I found the names of Beauvoir and Sartre and announced to mum that they were in section one.
I considered taking a photo of the map but decided we were unlikely to need it again, and that there would be others around if we desperately needed it.
We walked to the other side of the graveyard where section one resided and began to zigzag across it from opposite sides. After twenty minutes we’d covered the whole area and still not found them. We searched again. And again.
“I really need a wee, and they’re not here.”
“Let’s look one more time.” Mum was determined.
“Only if you let me have a wee in one of those little grave houses.”
“Firstly, they’re called mausoleums. And secondly, absolutely not. Don’t be ridiculous.”
Just to put my request into context, I’d needed a wee for well over an hour, and the notion of searching this plot of gravestones and mausoleums again for two graves that clearly weren’t here was akin to torture at this point.
Time was ticking and I could hear the guard at the front blowing his whistle to signal that everyone needed to leave.
I found Mum and we walked away feeling disappointed. “At least we can say we came here.” I tried to sound reassuring.
As we neared the exit I noticed a public toilet.
When I came out I found mum looking at a sign.
“What were you talking about?” She asked, a frown creasing her forehead.
“What do you mean?”
“They’re not in section one at all. It says here they’re in section twenty-two.”
Suddenly taking a photo of the map seemed like a really good idea and I desperately wished I’d done it.
“I swear it said number one. Maybe the map we looked at was wrong.”
“No. Maybe you’re just a pillock.”
I laughed. It was a nervous laugh.
“Ohh, I’m so sorry Mumma!”
We walked back, arms linked to the Metro. We planned on catching it to the Eiffel Tower and then back to Pigalle where we would get dinner in Montmartre and then head to our hotel.
Mum’s feet were hurting though and I was feeling tired. We were also both still full from our surprisingly large lunch.

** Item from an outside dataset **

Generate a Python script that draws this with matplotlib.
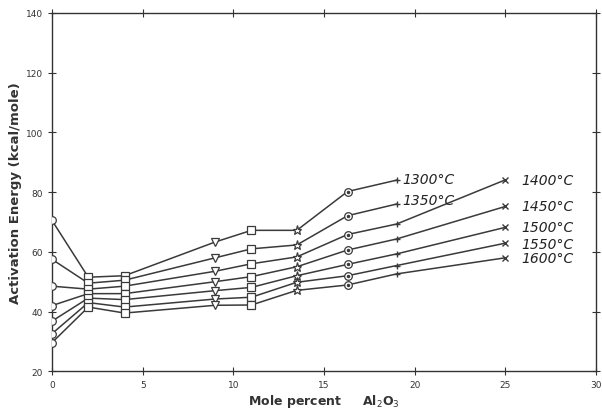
import matplotlib
matplotlib.use("Agg")
import matplotlib.pyplot as plt

# mole percent Al2O3 at which the runs were measured
x_short = [0, 2, 4, 9, 11, 13.5, 16.3, 19]
x_long = [0, 2, 4, 9, 11, 13.5, 16.3, 19, 25]

# activation energy (kcal/mole) per temperature
e1300 = [70.5, 51.5, 52.0, 63.3, 67.2, 67.2, 80.2, 84.0]
e1350 = [57.5, 49.5, 50.5, 58.0, 61.0, 62.3, 72.1, 76.0]
e1400 = [48.5, 47.5, 48.5, 53.5, 56.0, 58.3, 65.8, 69.3, 84.1]
e1450 = [42.0, 46.0, 46.0, 50.0, 51.7, 55.0, 60.6, 64.3, 75.2]
e1500 = [36.8, 44.5, 44.0, 47.0, 48.1, 52.0, 55.8, 59.3, 68.2]
e1550 = [32.6, 43.0, 41.5, 44.2, 44.8, 49.8, 52.0, 55.4, 62.9]
e1600 = [29.6, 41.5, 39.5, 42.1, 42.2, 47.1, 48.9, 52.6, 58.0]

labels = ["1300°C", "1350°C", "1400°C", "1450°C", "1500°C", "1550°C", "1600°C"]
series = [e1300, e1350, e1400, e1450, e1500, e1550, e1600]

# one marker per composition column, as in the original figure
col_markers = ["o", "s", "s", "v", "s", "*", "o", "+", "x"]

line_c = "#3a3a3a"

fig = plt.figure(figsize=(6.02, 4.10), dpi=100)
ax = fig.add_axes([0.0864, 0.092, 0.9036, 0.874])

for lab, ys in zip(labels, series):
    xs = x_short if len(ys) == len(x_short) else x_long
    ax.plot(xs, ys, color=line_c, linewidth=1.1, zorder=2)
    for i, (xv, yv) in enumerate(zip(xs, ys)):
        m = col_markers[i]
        if m in ("+", "x"):
            ax.plot(xv, yv, marker=m, color=line_c, markersize=4, mew=1.0, zorder=3)
        else:
            ax.plot(xv, yv, marker=m, markerfacecolor="white", markeredgecolor=line_c,
                    markersize=5.5 if m != "*" else 6.5, mew=0.9, zorder=3)
            if i == 6:
                ax.plot(xv, yv, marker="o", color=line_c, markersize=1.5, zorder=4)

# temperature labels next to the line ends
lab_pos = {
    "1300°C": (19.3, 84.3), "1350°C": (19.3, 77.3),
    "1400°C": (25.9, 84.1), "1450°C": (25.9, 75.2), "1500°C": (25.9, 68.4),
    "1550°C": (25.9, 62.7), "1600°C": (25.9, 57.9),
}
for lab in labels:
    px, py = lab_pos[lab]
    ax.text(px, py, lab, fontsize=10, style="italic", va="center", ha="left",
            color="#222222")

ax.set_xlim(0, 30)
ax.set_ylim(20, 140)
ax.set_xticks([0, 5, 10, 15, 20, 25, 30])
ax.set_yticks([20, 40, 60, 80, 100, 120, 140])
ax.tick_params(direction="inout", length=6, width=0.8, labelsize=6.5,
               top=True, right=True, colors="#333333")
for s in ax.spines.values():
    s.set_linewidth(1.0)
    s.set_color("#333333")

ax.set_ylabel("Activation Energy (kcal/mole)", fontsize=9.5, fontweight="bold",
              color="#333333", labelpad=3)
ax.set_xlabel("Mole percent     Al$_2$O$_3$", fontsize=9, fontweight="bold",
              color="#333333", labelpad=2)

fig.savefig("out.png", dpi=100)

Just next to the Metro station was a bar called Le Lithographe. We decided to sit down and have a drink before boarding the metro so we could reevaluate our plans for the evening.
We ordered drinks. Ordered more drinks.
My mumma and I have always been close.
She’s always been the one person that I can unreservedly tell anything to.
She knows everything – absolutely – about me.
We have no secrets.
Being this close to your mum also means you fight.
It’s a common cliche that we hurt the people we love the most, whether we mean to or not.
Love is fire.
Carol Ann Duffy wrote a poem where she describes the love between herself and her daughter. The tension of letting her baby girl grow up. Letting her go.
I remember the times when we fought through that.
My struggle for independence. To be a woman.
My mum, still my mum, still viewing me as her baby.
We are emerging out the other side now.
We are moving into the phase of our relationship where we are developing a friendship of equal parts.
I am still her baby.
But I am also no longer a child.
It is moving from parent-child to mother-daughter.
We shared stories that night. Told secrets. We drank wine. We indulged and we laughed.
When we got back to Montmartre we bought smoked salmon, cold cured meats, cheese, bread, olives, artichoke hearts, champagne, and Pringles from the local supermarket.
We sat on the small balcony of our room in our hotel dressing gowns and slippers, drinking and eating in the cool night air.
We didn’t make it to the Eiffel Tower that night. But we did have a glorious view from our bedroom.
It twinkled and glowed. The moon a cup of light. A final show for us on our last night.